• Data excerpt:
_ _ _

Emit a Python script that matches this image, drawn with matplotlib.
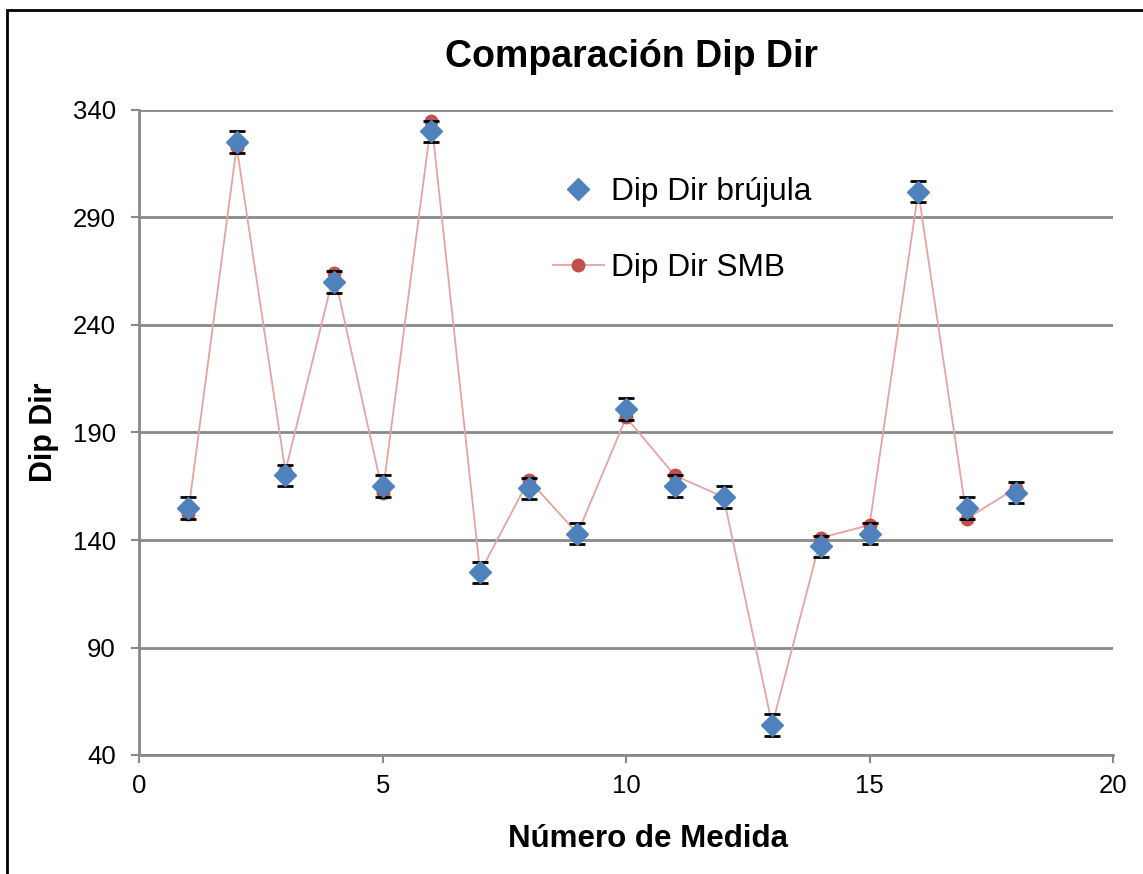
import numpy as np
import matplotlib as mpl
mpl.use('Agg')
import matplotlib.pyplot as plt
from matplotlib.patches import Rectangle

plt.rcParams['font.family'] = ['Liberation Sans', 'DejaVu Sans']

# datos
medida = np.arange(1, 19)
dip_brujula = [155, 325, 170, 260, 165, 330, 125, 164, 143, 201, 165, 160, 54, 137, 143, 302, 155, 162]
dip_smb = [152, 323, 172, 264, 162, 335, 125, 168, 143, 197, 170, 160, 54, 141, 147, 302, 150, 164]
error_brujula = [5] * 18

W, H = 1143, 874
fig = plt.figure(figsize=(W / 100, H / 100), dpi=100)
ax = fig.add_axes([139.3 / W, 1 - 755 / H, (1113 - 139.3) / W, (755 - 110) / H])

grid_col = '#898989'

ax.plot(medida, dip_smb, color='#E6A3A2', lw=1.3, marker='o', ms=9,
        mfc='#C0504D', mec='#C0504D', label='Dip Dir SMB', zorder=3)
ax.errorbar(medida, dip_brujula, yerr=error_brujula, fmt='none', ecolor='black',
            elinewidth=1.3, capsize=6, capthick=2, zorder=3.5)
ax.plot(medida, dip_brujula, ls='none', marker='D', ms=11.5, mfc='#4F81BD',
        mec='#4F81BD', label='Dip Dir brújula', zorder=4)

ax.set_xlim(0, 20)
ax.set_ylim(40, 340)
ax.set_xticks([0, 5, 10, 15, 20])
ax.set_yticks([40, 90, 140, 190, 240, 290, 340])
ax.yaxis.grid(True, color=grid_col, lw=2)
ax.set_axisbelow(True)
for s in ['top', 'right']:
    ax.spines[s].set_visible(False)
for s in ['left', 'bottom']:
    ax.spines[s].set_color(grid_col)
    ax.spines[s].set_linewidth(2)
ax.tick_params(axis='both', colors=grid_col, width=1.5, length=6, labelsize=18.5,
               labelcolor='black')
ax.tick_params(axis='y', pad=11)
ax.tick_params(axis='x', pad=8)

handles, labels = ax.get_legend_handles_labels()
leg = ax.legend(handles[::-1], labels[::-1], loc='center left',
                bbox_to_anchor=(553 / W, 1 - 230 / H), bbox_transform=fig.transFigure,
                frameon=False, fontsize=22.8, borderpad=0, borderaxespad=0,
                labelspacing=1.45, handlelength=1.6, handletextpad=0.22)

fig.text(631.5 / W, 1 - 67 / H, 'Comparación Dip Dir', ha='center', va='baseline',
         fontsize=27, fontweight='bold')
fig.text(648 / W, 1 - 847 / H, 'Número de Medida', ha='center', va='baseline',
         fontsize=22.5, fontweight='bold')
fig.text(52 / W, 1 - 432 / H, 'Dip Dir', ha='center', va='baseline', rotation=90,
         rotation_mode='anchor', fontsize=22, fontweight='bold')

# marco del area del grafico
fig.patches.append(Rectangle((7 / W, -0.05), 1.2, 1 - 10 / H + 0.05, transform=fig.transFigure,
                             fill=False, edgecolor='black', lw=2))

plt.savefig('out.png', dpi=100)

_ _ _

Without any pictures, reproduce the lines from the first one in the material through the line that has "from matplotlib.patches import Rectangle", exactly as they appear.

Emit a Python script that matches this image, drawn with matplotlib.
import numpy as np
import matplotlib as mpl
mpl.use('Agg')
import matplotlib.pyplot as plt
from matplotlib.patches import Rectangle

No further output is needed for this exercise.